Because most philosophies that frown on reproduction don't survive.

Sunday, June 24, 2018

Infinite Diversity in Infinite Combinations

I was sweeping the kitchen floor this evening, and I said to Darwin, "I hate to think what's under this stove."

My oldest popped in and said, "I hate to interrupt this conversation, but I heard someone say, 'I'm late for my interview with Snoke.'"

We call this the "Uncle Johnny", after my brother who would walk in on a conversation (who still does walk in on conversations) and say, "Who died?" or, "The airplane crashed?" -- some total non sequitur resulting from coming in on the tail end of discussion and mishearing it. This trait has passed slantwise to my eldest. That's not the only slant inheritance. My second daughter has the craftiness and sociability of her great-grandmother on Darwin's mother's side. My third daughter has the incredible organization skills of my first sister, and also her careful way of opening a present one tape flap at a time to save the gift wrap, so incredibly infuriating to watch.My first son has an engineering bent that comes from my paternal grandfather. My fourth daughter is very cuddly and clingy and sensitive, and I don't know where that comes from, but it's not from Darwin or me. My second son, #6, reminds me a great deal of my third brother, also #6. (Meanwhile, my oldest niece (and goddaughter) inherited my trait of reading early and often and anything, which none of my own children display.)

This remarkable variety among offspring is one of the greatest proofs that I am not omniscient. If Darwin and I only had one child, our oldest, we would have thought, "Ah, this is how Darwins do child: introverted, confident, calm, docile (though stubborn about unexpected things), mature, bookish." It might have been a surprise that she didn't care about reading Lord of the Rings or that she has a intense devotion to Pokemon, but one can't expect to clone oneself.

But her sister, a surprise from the beginning, is completely different. She's incredibly social and conscious of social hierarchies (something the oldest is completely oblivious to), extroverted, always talking, can create a sewing pattern from scratch, likes to take charge, can plot out and execute large projects, is entrepreneurial, fashionable, wears makeup well, and has my curves. If she were our only child, we would have thought, "Oh, this is how Darwins do child" -- but she's not, and her interaction with her older sister brings out new qualities in both of them. (For one thing, the oldest settled into her pixie haircut as a way to keep her sister from trying to style her hair.)

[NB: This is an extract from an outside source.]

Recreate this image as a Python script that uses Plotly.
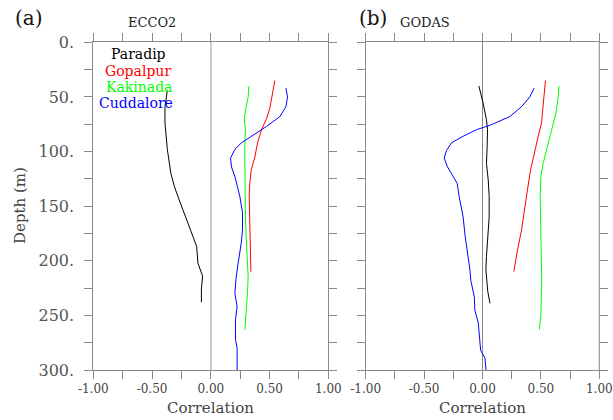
import plotly.graph_objects as go

# ---------------- data ----------------
stations = ["Paradip", "Gopalpur", "Kakinada", "Cuddalore"]
colors = ["#000000", "#ff0000", "#00ff00", "#0000ff"]

# ECCO2 (panel a)
ecco_paradip_depth = [44, 59, 74, 98, 120, 132, 144, 159, 169, 178, 187, 202, 214, 226, 238]
ecco_paradip_corr = [-0.37, -0.39, -0.39, -0.37, -0.34, -0.31, -0.27, -0.22, -0.18, -0.15, -0.12, -0.11, -0.07, -0.08, -0.08]

ecco_gopalpur_depth = [35, 50, 60, 70, 80, 92, 105, 117, 129, 141, 160, 178, 196, 210]
ecco_gopalpur_corr = [0.545, 0.517, 0.503, 0.474, 0.432, 0.398, 0.375, 0.344, 0.332, 0.327, 0.332, 0.332, 0.338, 0.341]

ecco_kakinada_depth = [40, 50, 62, 71, 80, 89, 110, 140, 160, 187, 214, 230, 245, 263]
ecco_kakinada_corr = [0.324, 0.318, 0.295, 0.284, 0.295, 0.290, 0.290, 0.290, 0.295, 0.304, 0.318, 0.312, 0.304, 0.290]

ecco_cuddalore_depth = [42, 50, 59, 68, 77, 83, 92, 98, 106, 114, 123, 141, 156, 172, 184, 202, 216, 230, 242, 254, 272, 280, 300]
ecco_cuddalore_corr = [0.639, 0.653, 0.639, 0.588, 0.474, 0.389, 0.261, 0.205, 0.168, 0.176, 0.205, 0.247, 0.270, 0.270, 0.259, 0.233, 0.215, 0.205, 0.224, 0.210, 0.210, 0.224, 0.224]

# GODAS (panel b)
godas_paradip_depth = [40, 56, 71, 80, 95, 111, 126, 141, 160, 178, 196, 208, 216, 228, 239]
godas_paradip_corr = [-0.031, 0.006, 0.034, 0.043, 0.040, 0.034, 0.049, 0.057, 0.057, 0.043, 0.034, 0.029, 0.034, 0.045, 0.064]

godas_gopalpur_depth = [35, 50, 62, 74, 86, 105, 117, 135, 153, 172, 190, 210]
godas_gopalpur_corr = [0.539, 0.528, 0.519, 0.505, 0.477, 0.434, 0.411, 0.385, 0.360, 0.334, 0.300, 0.268]

godas_kakinada_depth = [40, 50, 65, 80, 95, 111, 123, 141, 160, 178, 202, 218, 248, 263]
godas_kakinada_corr = [0.654, 0.648, 0.628, 0.591, 0.554, 0.519, 0.499, 0.494, 0.497, 0.502, 0.508, 0.507, 0.500, 0.487]

godas_cuddalore_depth = [42, 50, 59, 68, 76, 80, 86, 92, 99, 106, 114, 123, 129, 141, 160, 178, 190, 208, 218, 233, 245, 257, 282, 289, 300]
godas_cuddalore_corr = [0.442, 0.405, 0.334, 0.234, 0.063, -0.051, -0.166, -0.265, -0.308, -0.328, -0.300, -0.251, -0.217, -0.200, -0.166, -0.148, -0.131, -0.108, -0.100, -0.070, -0.066, -0.036, -0.016, 0.021, 0.030]

x_tickvals = [-1.0, -0.75, -0.5, -0.25, 0.0, 0.25, 0.5, 0.75, 1.0]
x_ticktext = ["-1.00", "", "-0.50", "", "0.00", "", "0.50", "", "1.00"]
y_tickvals = [0, 25, 50, 75, 100, 125, 150, 175, 200, 225, 250, 275, 300]
y_ticktext = ["0.", "", "50.", "", "100.", "", "150.", "", "200.", "", "250.", "", "300."]

panel_titles = ["ECCO2", "GODAS"]
panel_labels = ["(a)", "(b)"]
x_title = "Correlation"
y_title = "Depth (m)"

# ---------------- figure ----------------
W, H = 613, 420
FONT = "DejaVu Serif, Liberation Serif, serif"
fig = go.Figure()

ecco = [(ecco_paradip_corr, ecco_paradip_depth), (ecco_gopalpur_corr, ecco_gopalpur_depth),
        (ecco_kakinada_corr, ecco_kakinada_depth), (ecco_cuddalore_corr, ecco_cuddalore_depth)]
godas = [(godas_paradip_corr, godas_paradip_depth), (godas_gopalpur_corr, godas_gopalpur_depth),
         (godas_kakinada_corr, godas_kakinada_depth), (godas_cuddalore_corr, godas_cuddalore_depth)]

for (xv, yv), name, c in zip(ecco, stations, colors):
    fig.add_trace(go.Scatter(x=xv, y=yv, mode="lines", name=name, line=dict(color=c, width=1),
                             xaxis="x", yaxis="y", showlegend=False))
for (xv, yv), name, c in zip(godas, stations, colors):
    fig.add_trace(go.Scatter(x=xv, y=yv, mode="lines", name=name, line=dict(color=c, width=1),
                             xaxis="x2", yaxis="y2", showlegend=False))

axcol = "#8a8a8a"
tickfont_x = dict(family=FONT, size=12, color="#444444")
common_x = dict(range=[-1, 1], tickmode="array", tickvals=x_tickvals, ticktext=x_ticktext,
                ticks="outside", ticklen=8, tickcolor=axcol, tickwidth=1, showgrid=False,
                showline=True, linecolor=axcol, linewidth=1, mirror="ticks", automargin=False,
                tickfont=tickfont_x, zeroline=True)
common_y = dict(range=[300, 0], tickmode="array", tickvals=y_tickvals, ticktext=y_ticktext,
                ticks="outside", ticklen=8, tickcolor=axcol, tickwidth=1, showgrid=False,
                showline=True, linecolor=axcol, linewidth=1, mirror="ticks", zeroline=False,
                automargin=False, tickfont=dict(family=FONT, size=16, color="#555555"))

xa = (93.3 / W, 328.3 / W)
xb = (365.7 / W, 599.3 / W)
yd = (1 - 370 / H, 1 - 42.3 / H)

fig.update_layout(
    template="none",
    width=W, height=H, autosize=False,
    margin=dict(l=0, r=0, t=0, b=0, pad=0),
    paper_bgcolor="white", plot_bgcolor="white",
    font=dict(family=FONT),
    xaxis=dict(domain=xa, anchor="y", zerolinecolor="#cccccc", zerolinewidth=2, **common_x),
    yaxis=dict(domain=yd, anchor="x", ticklabelstandoff=7, **common_y),
    xaxis2=dict(domain=xb, anchor="y2", zerolinecolor="#888888", zerolinewidth=1, **common_x),
    yaxis2=dict(domain=yd, anchor="x2", showticklabels=False, **common_y),
)

# light grey right edge of panel (b)
fig.add_shape(type="line", xref="x2", yref="y2", x0=1, x1=1, y0=0, y1=300,
              line=dict(color="#d0d0d0", width=2), layer="above")

def px(x, y):
    return x / W, 1 - y / H

ann = []
# legend text (panel a)
leg_pos = [(138, 54), (138, 71), (138.5, 87), (135.5, 103)]
for name, c, (lx, ly) in zip(stations, colors, leg_pos):
    x, y = px(lx, ly)
    ann.append(dict(text=name, x=x, y=y, xref="paper", yref="paper", xanchor="center", yanchor="middle",
                    showarrow=False, font=dict(family=FONT, size=14, color=c)))
# panel labels and titles
for lab, (lx, ly) in zip(panel_labels, [(29, 18), (373, 18)]):
    x, y = px(lx, ly)
    ann.append(dict(text=lab, x=x, y=y, xref="paper", yref="paper", xanchor="center", yanchor="middle",
                    showarrow=False, font=dict(family=FONT, size=20, color="#111111")))
for t, (lx, ly) in zip(panel_titles, [(152, 22), (425, 22)]):
    x, y = px(lx, ly)
    ann.append(dict(text=t, x=x, y=y, xref="paper", yref="paper", xanchor="center", yanchor="middle",
                    showarrow=False, font=dict(family=FONT, size=13, color="#222222")))
# axis titles
for cx in [(93.3 + 328.3) / 2, (365.7 + 599.3) / 2]:
    x, y = px(cx, 408)
    ann.append(dict(text=x_title, x=x, y=y, xref="paper", yref="paper", xanchor="center", yanchor="middle",
                    showarrow=False, font=dict(family=FONT, size=15, color="#444444")))
x, y = px(20, 206)
ann.append(dict(text=y_title, x=x, y=y, xref="paper", yref="paper", xanchor="center", yanchor="middle",
                textangle=-90, showarrow=False, font=dict(family=FONT, size=15, color="#444444")))
fig.update_layout(annotations=ann)

fig.write_html("out.html")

The third daughter is, again, full of new and unexpected traits. Do you know, I walked into her room the other day, and she was scrapbooking -- a daughter of mine! neatly pasting theater and movie tickets on a page! But my maternal grandmother was a scrapbooker... This daughter unloads the groceries and organizes them as she puts them away, not because I told her to, but because that's her inclination. Her room is tidy and charmingly organized. She's a rule enforcer and a scolder, and also off-the-wall zany and a great devotee of the joke-a-day calendar. She is a tireless worker, as is her sister right above her. Both of them have great energy for babysitting, unlike the oldest, who does it because she has to but she'd rather be reading.

And so on.

You have heard it said that the greatest gift you can give a child is a sibling. (Who said it? We don't know, but it wasn't actually Pope St. John Paul II.) Strangely enough, it's also the greatest gift you can give yourself as a parent -- the gift of being surprised and delighted, over and over again, at the fact that your plans, hopes, and characterizations of your children are constantly being surpassed and bettered by the actual living children before you. Not only is your child not you, your child isn't your creation. The amazing variety of personalities and talents and quirks in a family is evidence that God's creative love is not limited to our meager vision. And each child changes and enriches his or her siblings -- and parents -- in wonderfully unimaginable ways.

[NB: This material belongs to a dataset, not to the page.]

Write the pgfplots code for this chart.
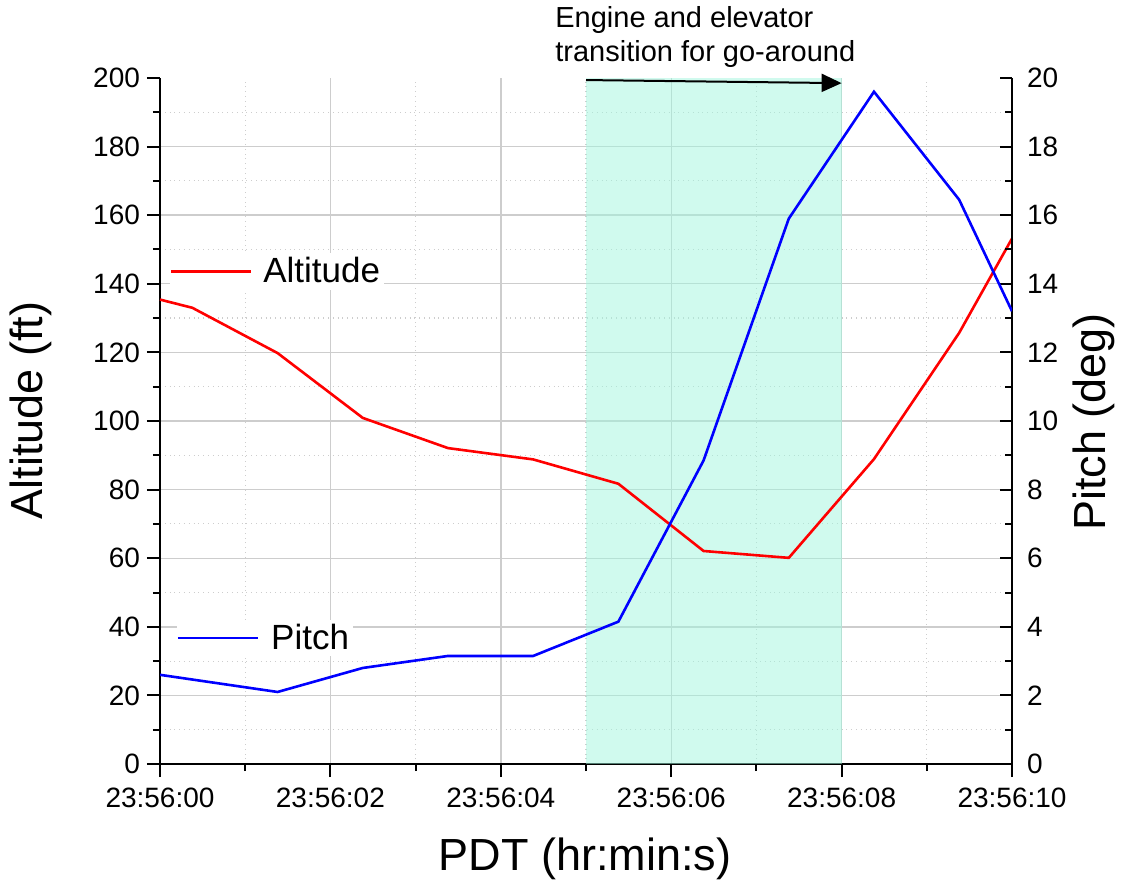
\documentclass[border=0pt]{standalone}
\usepackage{fontspec}
\setmainfont{Liberation Sans}
\usepackage{pgfplots}
\pgfplotsset{compat=1.18}
\usetikzlibrary{arrows.meta}
\definecolor{shadecol}{RGB}{161,245,221}
\definecolor{gridc}{RGB}{205,205,205}
\begin{document}
\begin{tikzpicture}
\useasboundingbox (-80pt,-59.5pt) rectangle (481pt,382pt);
\begin{axis}[
  scale only axis, width=426pt, height=343pt,
  xmin=0, xmax=10, ymin=0, ymax=200,
  axis x line*=bottom, axis y line*=left,
  axis line style={line width=1.2pt, -},
  tick align=outside,
  major tick length=6.5pt, minor tick length=3.5pt,
  every tick/.style={black, line width=1pt},
  xtick={0,2,...,10},
  xticklabels={23:56:00,23:56:02,23:56:04,23:56:06,23:56:08,23:56:10},
  minor xtick={1,3,...,9},
  ytick={0,20,...,180}, extra y ticks={200}, extra y tick style={grid=none},
  minor ytick={10,30,...,190},
  xmajorgrids, ymajorgrids, xminorgrids, yminorgrids,
  major grid style={gridc, line width=0.7pt},
  minor grid style={gridc, dotted, line width=0.6pt},
  tick label style={font=\fontsize{14}{16}\selectfont},
  xticklabel style={yshift=-2pt},
  /pgf/number format/assume math mode=true,
  clip=false,
  xlabel={PDT (hr:min:s)},
  xlabel style={at={(axis description cs:0.499,-0.1385)}, anchor=center, font=\fontsize{22.5}{27}\selectfont},
  ylabel={Altitude (ft)},
  ylabel style={at={(axis description cs:-0.1514,0.515)}, anchor=center, font=\fontsize{22.5}{27}\selectfont},
  legend style={at={(axis cs:0.11,143.6)}, anchor=west, draw=none, fill=white, inner sep=0pt,
    font=\fontsize{17.5}{21}\selectfont, nodes={inner sep=2pt},
    /tikz/every odd column/.append style={column sep=3.5pt}},
  legend cell align=left,
  legend image code/.code={\draw[#1] (0pt,0pt) -- (40pt,0pt);},
]
\fill[shadecol, fill opacity=0.5] (axis cs:5,0) rectangle (axis cs:8,200);
\addplot[red, line width=1.3pt] coordinates {
  (0,135.4) (0.38,133) (1.38,119.8) (2.38,100.9) (3.38,92.1) (4.38,88.8)
  (5.38,81.7) (6.38,62.1) (7.38,60.1) (8.38,88.9) (9.38,125.7) (10,153.2)
};
\addlegendentry{Altitude}
\draw[line width=1pt, -{Triangle[length=10pt,width=9pt]}] (axis cs:5,199.4) -- (axis cs:8,198.5);
\node[anchor=base west, inner sep=0pt, font=\fontsize{14.5}{17}\selectfont] at (axis cs:4.636,214.6) {Engine and elevator};
\node[anchor=base west, inner sep=0pt, font=\fontsize{14.5}{17}\selectfont] at (axis cs:4.636,204.7) {transition for go-around};
\end{axis}
\begin{axis}[
  scale only axis, width=426pt, height=343pt,
  xmin=0, xmax=10, ymin=0, ymax=20,
  axis y line*=right, axis x line=none,
  axis line style={line width=1.2pt, -},
  tick align=inside,
  major tick length=6pt, minor tick length=3.5pt,
  every tick/.style={black, line width=1pt},
  ytick={0,2,...,20}, minor ytick={1,3,...,19},
  yticklabel style={font=\fontsize{14}{16}\selectfont, xshift=4pt},
  /pgf/number format/assume math mode=true,
  ylabel={Pitch (deg)},
  ylabel style={at={(axis description cs:1.0962,0.4985)}, anchor=center, font=\fontsize{22.5}{27}\selectfont},
  legend style={at={(axis cs:0.19,3.673)}, anchor=west, draw=none, fill=white, inner sep=0pt,
    font=\fontsize{17.5}{21}\selectfont, nodes={inner sep=2pt},
    /tikz/every odd column/.append style={column sep=4pt}},
  legend cell align=left,
  legend image code/.code={\draw[#1] (0pt,0pt) -- (40pt,0pt);},
]
\addplot[blue, line width=1.3pt] coordinates {
  (0,2.6) (1.38,2.1) (2.38,2.8) (3.38,3.15) (4.38,3.15) (5.38,4.15)
  (6.38,8.85) (7.38,15.9) (8.38,19.6) (9.38,16.45) (10,13.2)
};
\addlegendentry{Pitch}
\end{axis}
\end{tikzpicture}
\end{document}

My seventh child, son #3, has maintained his baby curls even to the eve of his first birthday. All my other children have Darwin's straight hair. But if it took me seven children to finally reproduce my curls, it was worth it. Let's hope it doesn't take us until eight children to get one that also enjoys reading Lord of the Rings. Even God rested after the seventh.


Emily J said...

This is just what I needed to read this morning. I have been meditating on the same thing at our house, sometimes with more frustration than delight. This is a good reminder to shift focus from the ways I want the kids to behave to noticing the unique gifts of each child.

Julia said...

This made me smile.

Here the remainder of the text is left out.